◆ **Material provided**:
◇ ◇ ◇ ◇ ◇

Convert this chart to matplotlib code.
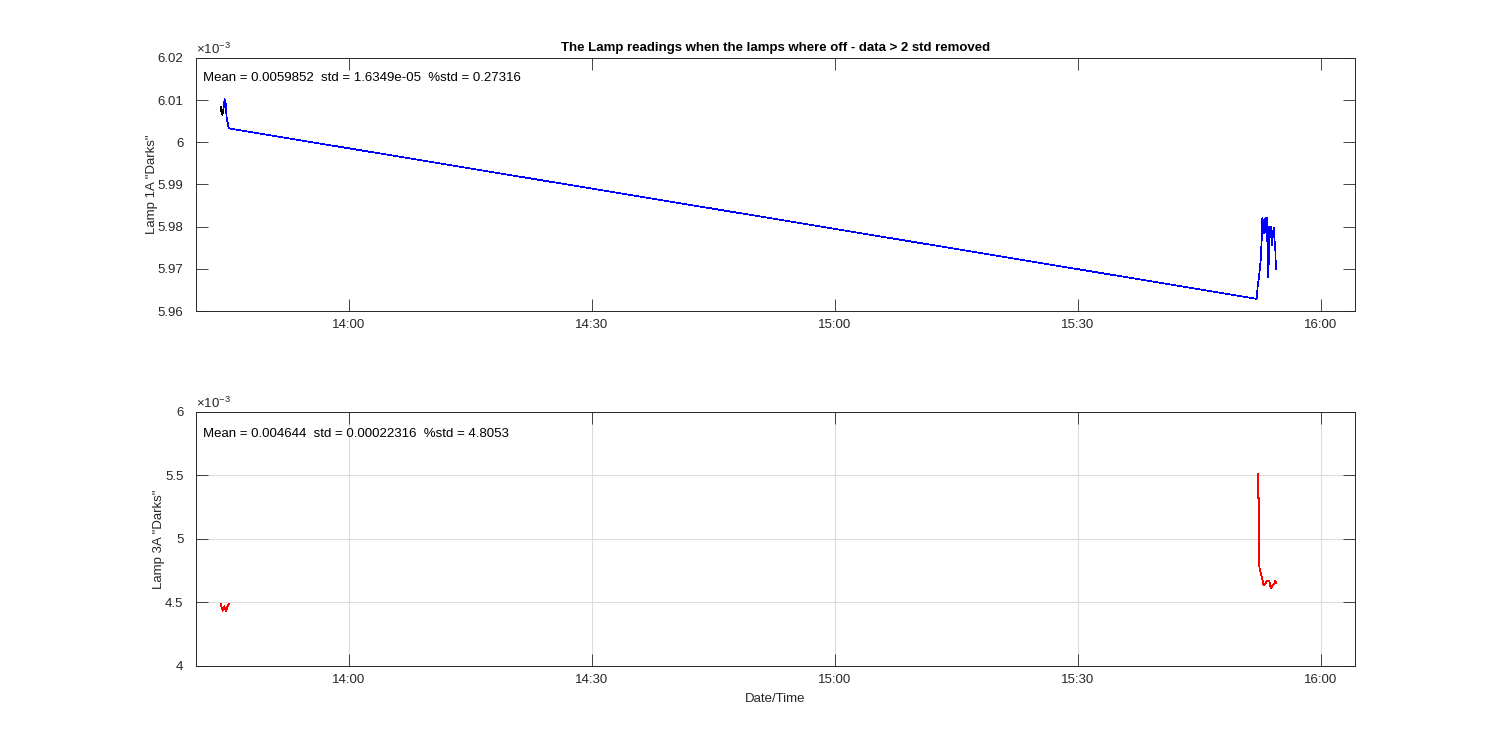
import numpy as np
import pandas as pd
import matplotlib
matplotlib.use("Agg")
import matplotlib.pyplot as plt
import matplotlib.dates as mdates
from matplotlib.ticker import FuncFormatter, MultipleLocator

plt.rcParams['font.family'] = ['Liberation Sans', 'DejaVu Sans']
plt.rcParams['mathtext.fontset'] = 'custom'
plt.rcParams['mathtext.rm'] = 'Liberation Sans'
plt.rcParams['mathtext.it'] = 'Liberation Sans'

# minutes relative to 14:00, values in lamp units (x1e-3)
lamp1_min = [-15.84, -15.74, -15.64, -15.49, -15.37, -15.25, -15.12, -14.85,
             112.06, 112.18, 112.35, 112.55, 112.68, 112.75, 112.84, 112.93,
             113.05, 113.13, 113.33, 113.42, 113.50, 113.58, 113.62, 113.79,
             113.87, 113.95, 114.04, 114.11, 114.20, 114.28, 114.36, 114.44]
lamp1_val = [6.0085, 6.0068, 6.0065, 6.0080, 6.0102, 6.0095, 6.0060, 6.0033,
             5.9629, 5.9656, 5.9681, 5.9717, 5.9767, 5.9820, 5.9785, 5.9817,
             5.9785, 5.9820, 5.9820, 5.9729, 5.9680, 5.9735, 5.9800, 5.9800,
             5.9775, 5.9757, 5.9790, 5.9776, 5.9798, 5.9765, 5.9750, 5.9700]
lamp1_raw_n = 4  # first points shown in black (unfiltered)

lamp3_min_a = [-15.84, -15.60, -15.43, -15.19, -14.94, -14.78]
lamp3_val_a = [4.486, 4.435, 4.470, 4.435, 4.480, 4.490]
lamp3_min_b = [112.26, 112.27, 112.38, 112.39, 112.51, 112.63, 112.75, 112.88,
               113.00, 113.12, 113.25, 113.37, 113.62, 113.74, 113.86, 113.99,
               114.11, 114.23, 114.36, 114.48]
lamp3_val_b = [5.512, 5.320, 5.320, 4.782, 4.743, 4.717, 4.690, 4.646,
               4.638, 4.646, 4.664, 4.672, 4.672, 4.630, 4.612, 4.630,
               4.638, 4.646, 4.672, 4.656]

stats1 = 'Mean = 0.0059852  std = 1.6349e-05  %std = 0.27316'
stats3 = 'Mean = 0.004644  std = 0.00022316  %std = 4.8053'

base = pd.Timestamp('2017-03-01 14:00:00')


def to_time(mins):
    return base + pd.to_timedelta(np.array(mins), unit='m')


def scaled(vals):
    return np.array(vals) * 1e-3


axc = '#262626'
lw = 0.5
fig = plt.figure(figsize=(15, 7.5), dpi=100)
ax1 = fig.add_axes([0.1307, 0.5853, 0.7726, 0.3374])
ax2 = fig.add_axes([0.1307, 0.1120, 0.7726, 0.3387])

t1 = to_time(lamp1_min)
v1 = scaled(lamp1_val)
ax1.plot(t1[:lamp1_raw_n], v1[:lamp1_raw_n], color='k', lw=lw, antialiased=False)
ax1.plot(t1[lamp1_raw_n - 1:], v1[lamp1_raw_n - 1:], color='b', lw=lw, antialiased=False)

ax2.plot(to_time(lamp3_min_a), scaled(lamp3_val_a), color='r', lw=lw, antialiased=False)
ax2.plot(to_time(lamp3_min_b), scaled(lamp3_val_b), color='r', lw=lw, antialiased=False)

fmt = FuncFormatter(lambda v, p: '%g' % round(v * 1e3, 6))
for ax in (ax1, ax2):
    ax.set_xlim(to_time([-18.89])[0], to_time([124.2])[0])
    ax.xaxis.set_major_locator(mdates.MinuteLocator(byminute=[0, 30]))
    ax.xaxis.set_major_formatter(mdates.DateFormatter('%H:%M'))
    ax.yaxis.set_major_formatter(fmt)
    ax.tick_params(direction='in', length=8.5, width=0.6, colors=axc,
                   labelsize=9.5, top=True, right=True)
    ax.tick_params(axis='y', pad=9)
    ax.tick_params(axis='x', pad=6)
    for s in ax.spines.values():
        s.set_color(axc)
        s.set_linewidth(0.7)
    ax.text(0.0, 1.004, r'$\times10^{-3}$', transform=ax.transAxes,
            fontsize=9.5, color=axc, va='bottom', ha='left')

ax1.set_ylim(5.96e-3, 6.02e-3)
ax1.yaxis.set_major_locator(MultipleLocator(0.01e-3))
ax2.set_ylim(4e-3, 6e-3)
ax2.yaxis.set_major_locator(MultipleLocator(0.5e-3))
ax2.grid(True, color='#dcdcdc', lw=0.8)
ax2.set_axisbelow(True)

ax1.set_ylabel('Lamp 1A "Darks"', fontsize=9.5, color=axc, labelpad=0)
ax2.set_ylabel('Lamp 3A "Darks"', fontsize=9.5, color=axc, labelpad=0)
ax2.set_xlabel('Date/Time', fontsize=9.5, color=axc, labelpad=5)
ax1.set_title('The Lamp readings when the lamps where off - data > 2 std removed',
              fontsize=9.5, fontweight='bold', pad=5)

ax1.text(0.006, 0.921, stats1, transform=ax1.transAxes, fontsize=9.5,
         va='center', ha='left')
ax2.text(0.006, 0.913, stats3, transform=ax2.transAxes, fontsize=9.5,
         va='center', ha='left')

fig.savefig('out.png', dpi=100)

◇ ◇ ◇ ◇ ◇

◆ **Challenge**: Repeat the listing in full and exactly. Do not include any images.

◆ **Response to the task**:
Convert this chart to matplotlib code.
import numpy as np
import pandas as pd
import matplotlib
matplotlib.use("Agg")
import matplotlib.pyplot as plt
import matplotlib.dates as mdates
from matplotlib.ticker import FuncFormatter, MultipleLocator

plt.rcParams['font.family'] = ['Liberation Sans', 'DejaVu Sans']
plt.rcParams['mathtext.fontset'] = 'custom'
plt.rcParams['mathtext.rm'] = 'Liberation Sans'
plt.rcParams['mathtext.it'] = 'Liberation Sans'

# minutes relative to 14:00, values in lamp units (x1e-3)
lamp1_min = [-15.84, -15.74, -15.64, -15.49, -15.37, -15.25, -15.12, -14.85,
             112.06, 112.18, 112.35, 112.55, 112.68, 112.75, 112.84, 112.93,
             113.05, 113.13, 113.33, 113.42, 113.50, 113.58, 113.62, 113.79,
             113.87, 113.95, 114.04, 114.11, 114.20, 114.28, 114.36, 114.44]
lamp1_val = [6.0085, 6.0068, 6.0065, 6.0080, 6.0102, 6.0095, 6.0060, 6.0033,
             5.9629, 5.9656, 5.9681, 5.9717, 5.9767, 5.9820, 5.9785, 5.9817,
             5.9785, 5.9820, 5.9820, 5.9729, 5.9680, 5.9735, 5.9800, 5.9800,
             5.9775, 5.9757, 5.9790, 5.9776, 5.9798, 5.9765, 5.9750, 5.9700]
lamp1_raw_n = 4  # first points shown in black (unfiltered)

lamp3_min_a = [-15.84, -15.60, -15.43, -15.19, -14.94, -14.78]
lamp3_val_a = [4.486, 4.435, 4.470, 4.435, 4.480, 4.490]
lamp3_min_b = [112.26, 112.27, 112.38, 112.39, 112.51, 112.63, 112.75, 112.88,
               113.00, 113.12, 113.25, 113.37, 113.62, 113.74, 113.86, 113.99,
               114.11, 114.23, 114.36, 114.48]
lamp3_val_b = [5.512, 5.320, 5.320, 4.782, 4.743, 4.717, 4.690, 4.646,
               4.638, 4.646, 4.664, 4.672, 4.672, 4.630, 4.612, 4.630,
               4.638, 4.646, 4.672, 4.656]

stats1 = 'Mean = 0.0059852  std = 1.6349e-05  %std = 0.27316'
stats3 = 'Mean = 0.004644  std = 0.00022316  %std = 4.8053'

base = pd.Timestamp('2017-03-01 14:00:00')


def to_time(mins):
    return base + pd.to_timedelta(np.array(mins), unit='m')


def scaled(vals):
    return np.array(vals) * 1e-3


axc = '#262626'
lw = 0.5
fig = plt.figure(figsize=(15, 7.5), dpi=100)
ax1 = fig.add_axes([0.1307, 0.5853, 0.7726, 0.3374])
ax2 = fig.add_axes([0.1307, 0.1120, 0.7726, 0.3387])

t1 = to_time(lamp1_min)
v1 = scaled(lamp1_val)
ax1.plot(t1[:lamp1_raw_n], v1[:lamp1_raw_n], color='k', lw=lw, antialiased=False)
ax1.plot(t1[lamp1_raw_n - 1:], v1[lamp1_raw_n - 1:], color='b', lw=lw, antialiased=False)

ax2.plot(to_time(lamp3_min_a), scaled(lamp3_val_a), color='r', lw=lw, antialiased=False)
ax2.plot(to_time(lamp3_min_b), scaled(lamp3_val_b), color='r', lw=lw, antialiased=False)

fmt = FuncFormatter(lambda v, p: '%g' % round(v * 1e3, 6))
for ax in (ax1, ax2):
    ax.set_xlim(to_time([-18.89])[0], to_time([124.2])[0])
    ax.xaxis.set_major_locator(mdates.MinuteLocator(byminute=[0, 30]))
    ax.xaxis.set_major_formatter(mdates.DateFormatter('%H:%M'))
    ax.yaxis.set_major_formatter(fmt)
    ax.tick_params(direction='in', length=8.5, width=0.6, colors=axc,
                   labelsize=9.5, top=True, right=True)
    ax.tick_params(axis='y', pad=9)
    ax.tick_params(axis='x', pad=6)
    for s in ax.spines.values():
        s.set_color(axc)
        s.set_linewidth(0.7)
    ax.text(0.0, 1.004, r'$\times10^{-3}$', transform=ax.transAxes,
            fontsize=9.5, color=axc, va='bottom', ha='left')

ax1.set_ylim(5.96e-3, 6.02e-3)
ax1.yaxis.set_major_locator(MultipleLocator(0.01e-3))
ax2.set_ylim(4e-3, 6e-3)
ax2.yaxis.set_major_locator(MultipleLocator(0.5e-3))
ax2.grid(True, color='#dcdcdc', lw=0.8)
ax2.set_axisbelow(True)

ax1.set_ylabel('Lamp 1A "Darks"', fontsize=9.5, color=axc, labelpad=0)
ax2.set_ylabel('Lamp 3A "Darks"', fontsize=9.5, color=axc, labelpad=0)
ax2.set_xlabel('Date/Time', fontsize=9.5, color=axc, labelpad=5)
ax1.set_title('The Lamp readings when the lamps where off - data > 2 std removed',
              fontsize=9.5, fontweight='bold', pad=5)

ax1.text(0.006, 0.921, stats1, transform=ax1.transAxes, fontsize=9.5,
         va='center', ha='left')
ax2.text(0.006, 0.913, stats3, transform=ax2.transAxes, fontsize=9.5,
         va='center', ha='left')

fig.savefig('out.png', dpi=100)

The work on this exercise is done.